• **Exercise**
Copy out all lines where "matplotlib" appears.

• **Recorded information**
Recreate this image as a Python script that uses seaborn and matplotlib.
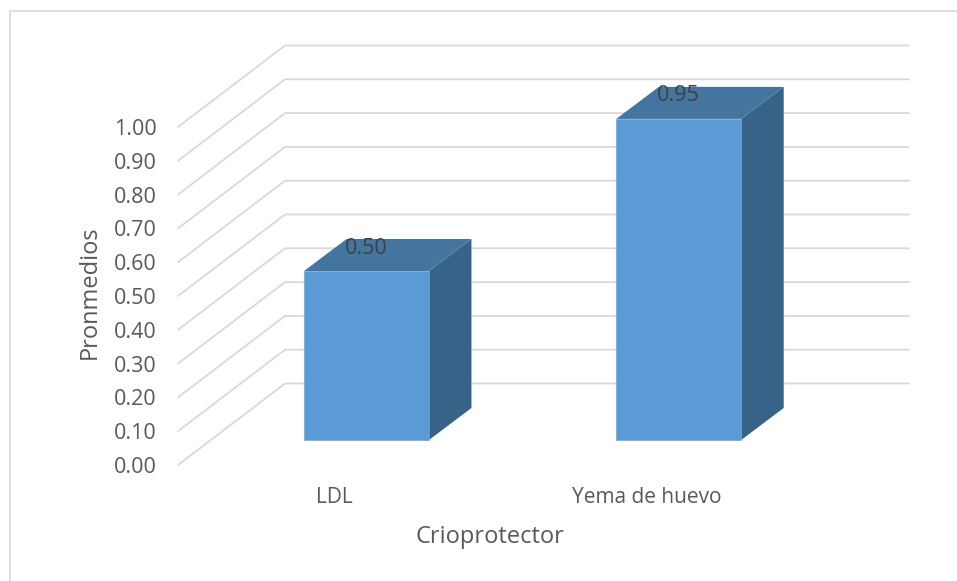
import matplotlib
matplotlib.use("Agg")
import matplotlib.pyplot as plt
from matplotlib.lines import Line2D
import pandas as pd
import seaborn as sns

categories = ["LDL", "Yema de huevo"]
values = [0.50, 0.95]
tick_values = [0.00, 0.10, 0.20, 0.30, 0.40, 0.50, 0.60, 0.70, 0.80, 0.90, 1.00]
tick_labels = ["0.00", "0.10", "0.20", "0.30", "0.40", "0.50", "0.60", "0.70", "0.80", "0.90", "1.00"]

W, H = 957, 581

sns.set_theme(style="white")
plt.rcParams["font.family"] = ["Open Sans", "DejaVu Sans"]

fig = plt.figure(figsize=(W / 100, H / 100), dpi=100)
# axes box runs from the front left of the floor to the back right of the wall
left, right, top, bottom = 178, 909, 46, 465
ax = fig.add_axes([left / W, 1 - bottom / H, (right - left) / W, (bottom - top) / H])

df = pd.DataFrame({"Crioprotector": categories, "Promedio": values})
sns.barplot(data=df, x="Crioprotector", y="Promedio", color="#5b9bd5", saturation=1,
            width=0.4, ax=ax, zorder=3, edgecolor="#6ea7dc", linewidth=0.5)

# pixel scale of the front plane
x_unit = 312.25
y_unit = 338.0
ax.set_xlim((left - 366.5) / x_unit, (right - 366.5) / x_unit)
ax.set_ylim((440 - bottom) / y_unit, (440 - top) / y_unit)

# depth of the wall and of the bars, in data units
wall_dx = 107 / x_unit
wall_dy = 81.5 / y_unit
bar_dx = 42.5 / x_unit
bar_dy = 32 / y_unit
base = (440 - bottom) / y_unit
x0 = ax.get_xlim()[0]
x1 = ax.get_xlim()[1]

# Gridlines: slanted side wall, then back wall
for v in tick_values:
    ax.plot([x0, x0 + wall_dx, x1], [base + v, base + v + wall_dy, base + v + wall_dy],
            color="#d9d9d9", lw=1.3, zorder=1, clip_on=False, solid_joinstyle="miter")

# Side and top faces of the bars
for bar, val in zip(ax.patches, values):
    xa = bar.get_x()
    xb = xa + bar.get_width()
    ax.fill([xb, xb + bar_dx, xb + bar_dx, xb], [0, bar_dy, val + bar_dy, val],
            color="#386388", lw=0, zorder=2.5, clip_on=False)
    ax.fill([xa, xb, xb + bar_dx, xa + bar_dx], [val, val, val + bar_dy, val + bar_dy],
            color="#44759f", lw=0, zorder=2.5, clip_on=False)
    ax.text(xa + bar.get_width() / 2, val + 23 / y_unit, f"{val:.2f}", ha="center", va="center",
            color="#404040", fontsize=15.5, zorder=5)

# Axes
sns.despine(ax=ax, left=True, bottom=True)
ax.set_yticks([base + v for v in tick_values])
ax.set_yticklabels(tick_labels)
ax.set_xticks([c - 32 / x_unit for c in range(len(categories))])
ax.set_xticklabels(categories)
ax.tick_params(axis="y", length=0, pad=15.5, labelsize=15.5, labelcolor="#595959")
ax.tick_params(axis="x", length=0, pad=15.5, labelsize=15, labelcolor="#595959")
ax.set_xlabel("Crioprotector", fontsize=17, color="#595959")
ax.set_ylabel("Pronmedios", fontsize=17, color="#595959")
ax.xaxis.set_label_coords((490 - left) / (right - left), -(537 - bottom) / (bottom - top), transform=ax.transAxes)
ax.xaxis.label.set_verticalalignment("center")
ax.yaxis.set_label_coords((90 - left) / (right - left), (bottom - 292) / (bottom - top), transform=ax.transAxes)
ax.yaxis.label.set_verticalalignment("center")

# Chart frame, only top and left are inside the crop
fig.add_artist(Line2D([10 / W, 10 / W], [0, 1 - 10.5 / H], color="#d9d9d9", lw=1.2))
fig.add_artist(Line2D([10 / W, 1], [1 - 10.5 / H, 1 - 10.5 / H], color="#d9d9d9", lw=1.2))

fig.savefig("out.png", dpi=100)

• **Exercise response**
Recreate this image as a Python script that uses seaborn and matplotlib.
import matplotlib
matplotlib.use("Agg")
import matplotlib.pyplot as plt
from matplotlib.lines import Line2D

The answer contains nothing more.